時がすぎて、〈廃墟〉になぐさめを得ているじぶんに気づいたのは、比較的最近のことだ。それは、あるとき、古代についての本を読んでいて、廃墟は、もしかしたら、物質の廃頽によってひきおこされた空虚な終末などではないかもしれない、と考えたことがきっかけだった。それにつづいて、人も物も、〈生身〉であることをやめ、記憶の領域にその実在を移したときに、はじめてひとつの完結性を獲得するのではないかという考えが、小さな実生のように芽ばえた。かつては劣化の危険にさらされていた物体が、別な生命への移行をなしとげてあたらしいく物体〉に変身したもの、それが廃墟かもしれない。そう考えると、私はなぐさめられた。
廃墟はまた、人びとが歩いてきた、そして現に歩いている、内面の地図のようにも思えた。迷路に似た廃墟の道をたどりながら、私たちは死んでしまった人たちの内面をなぞったり、あるいはまだ生きているじぶんの内面に照合したりすることができた。そう考えてくると、なにも幼稚園の遠足みたいなよそよそしさで廃墟を歩くことはなかった。廃境は私たちの内面そのものであり得たかもしれないのだから。
(ユルスナールの靴)
〈きっちり足に合った靴さえあれば、じぶんはどこまでも歩いていけるはずだ。〉、そう願い、そう信じ、そう生きた須賀敦子は前年に卵巣腫瘍の手術を受け、次の年、心不全のために逝った。
平成10年3月20日、冷たく強い風の吹く朝に。霧、石畳、青麦や風の匂い、目覚めの朝、懐かしい人たち。心をならし、蔦葉を吹きすべるように次々と現れては瞬く間に消え去って行く追憶の日々。しかしその追憶の先にあるものは?——生と死を貫いてなお成すべきことは?—— 須賀敦子の脳裏に明確な答えが浮かび上がったころ、がんという病が我が身を蝕んで、彼女をも追憶の彼方に押しやってしまった。
——〈私は結局は言葉をあやつりながら死んでいくのではないか〉。
蒼緑の朝、人影もない墓園に鮮やかな彩りの躑躅が咲きそろい、六甲の山々は輝きはじめている。ゆるやかな坂をのぼり、広場を越して下るとカトリック墓地。幾筋かの細道に慎ましやかに並んだモノトーンの碑のひとつ。
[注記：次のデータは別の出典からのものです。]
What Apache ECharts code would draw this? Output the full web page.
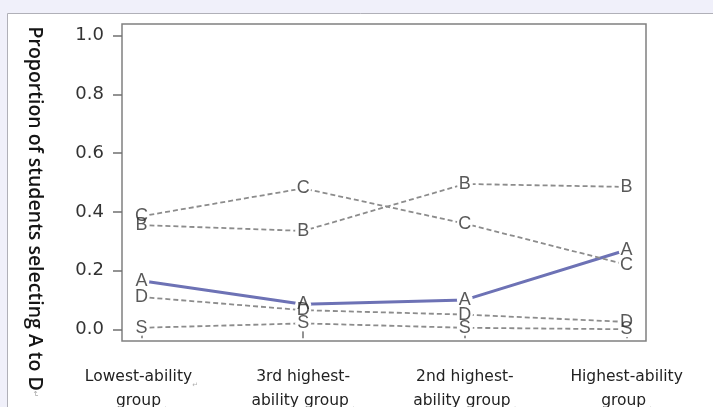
<!DOCTYPE html>
<html><head><meta charset="utf-8">
<script src="https://cdn.jsdelivr.net/npm/echarts@6/dist/echarts.min.js"></script>
<style>html,body{margin:0;padding:0;background:#f0f0fa;}#c{width:713px;height:407px;}</style>
</head><body><div id="c"></div>
<script>
// category labels (line1, line2, paragraph marks shown after)
const categories = ['Lowest-ability\u21b5\ngroup\u21b5', '3rd highest-\nability group\u21b5', '2nd highest-\nability group\u21b5', 'Highest-ability\ngroup\u21b5'];
const yTicks = [0, 0.2, 0.4, 0.6, 0.8, 1.0];
const letters = ['A', 'B', 'C', 'D', 'S'];
const seriesA = [0.165, 0.085, 0.10, 0.27];
const seriesB = [0.355, 0.335, 0.495, 0.485];
const seriesC = [0.385, 0.48, 0.36, 0.22];
const seriesD = [0.11, 0.065, 0.05, 0.025];
const seriesS = [0.005, 0.02, 0.005, 0.0];
const yTitle = 'Proportion of students selecting A to D';

const allSeries = [seriesA, seriesB, seriesC, seriesD, seriesS];
const toPts = arr => arr.map((v, i) => [i + 1, v]);

function fmtCat(v) {
  const s = categories[Math.round(v) - 1] || '';
  return s.split('\n').map(line => {
    if (line.endsWith('\u21b5')) return '{a|' + line.slice(0, -1) + '}{m|\u21b5}';
    return '{a|' + line + '}';
  }).join('\n');
}

const lineSeries = allSeries.map((arr, k) => ({
  type: 'line',
  data: toPts(arr),
  symbol: 'circle',
  symbolSize: 16,
  showSymbol: true,
  itemStyle: { color: '#ffffff', borderWidth: 0 },
  lineStyle: k === 0
    ? { color: '#6d72b5', width: 3, type: 'solid' }
    : { color: '#8c8c8c', width: 1.8, type: [5, 3] },
  z: 2,
  silent: true,
  animation: false
}));
const labelSeries = allSeries.map((arr, k) => ({
  type: 'scatter',
  data: toPts(arr),
  symbolSize: 1,
  itemStyle: { color: 'rgba(0,0,0,0)' },
  label: {
    show: true, position: 'inside', formatter: letters[k],
    fontFamily: 'Liberation Sans', fontSize: 18, color: '#303030'
  },
  z: 10,
  silent: true,
  animation: false
}));

const chart = echarts.init(document.getElementById('c'), null, { renderer: 'canvas' });
chart.setOption({
  animation: false,
  graphic: [
    { type: 'rect', z: -10, shape: { x: 7.5, y: 13.5, width: 760, height: 440 },
      style: { fill: '#ffffff', stroke: '#b0b0b8', lineWidth: 1 } },
    { type: 'text', z: 5, x: 35, y: 212, rotation: -Math.PI / 2,
      style: { text: '{t|' + yTitle + '}{m|\u21b5}', align: 'center', verticalAlign: 'middle',
        rich: {
          t: { fontFamily: 'Open Sans', fontWeight: 600, fontSize: 19.5, fill: '#151515' },
          m: { fontFamily: 'DejaVu Sans', fontSize: 8, fill: '#aaaaaa' }
        } } }
  ],
  grid: { left: 122, right: 67, top: 24, bottom: 66, show: true, containLabel: false,
    outerBoundsMode: 'none',
    borderColor: '#808080', borderWidth: 1.5, backgroundColor: '#ffffff' },
  xAxis: {
    type: 'value', min: 0.88, max: 4.12,
    axisLine: { show: false },
    splitLine: { show: false },
    axisTick: { show: true, length: 9, customValues: [1, 2, 3, 4], lineStyle: { color: '#707070', width: 1.5 } },
    axisLabel: {
      customValues: [1, 2, 3, 4], margin: 24, formatter: fmtCat,
      rich: {
        a: { fontFamily: 'DejaVu Sans', fontSize: 15.5, color: '#222222', lineHeight: 24 },
        m: { fontFamily: 'DejaVu Sans', fontSize: 7, color: '#b0b0b0', lineHeight: 24, verticalAlign: 'bottom' }
      }
    }
  },
  yAxis: {
    type: 'value', min: -0.04, max: 1.04,
    axisLine: { show: false },
    splitLine: { show: false },
    axisTick: { show: true, length: 9, customValues: yTicks, lineStyle: { color: '#707070', width: 1.5 } },
    axisLabel: {
      customValues: yTicks, margin: 18, formatter: v => v.toFixed(1),
      fontFamily: 'DejaVu Sans', fontSize: 18, color: '#333333'
    }
  },
  series: lineSeries.concat(labelSeries)
});
</script></body></html>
かつて彼女が探したユルスナールの墓には、ペンネームと生没年の下に〈人のこころを生ぜんたいの大きさにひろげ給うおん者に、うけいれられんことを〉と墓碑銘が彫られていたというが、灰白色の盤石の上に置かれたシンプルな黒い磨き石には、十字と父、母、敦子の名がある。
愛惜の糸に繋がった夫ペッピーノや、それぞれの友人たちも彼の国で次々に逝った。この国に戻り、果てた彼女の魂もまた、〈霧の向こうの世界に行ってしまった〉人たちを求めて、すでに彼の国に旅立ってしまったのだろうか。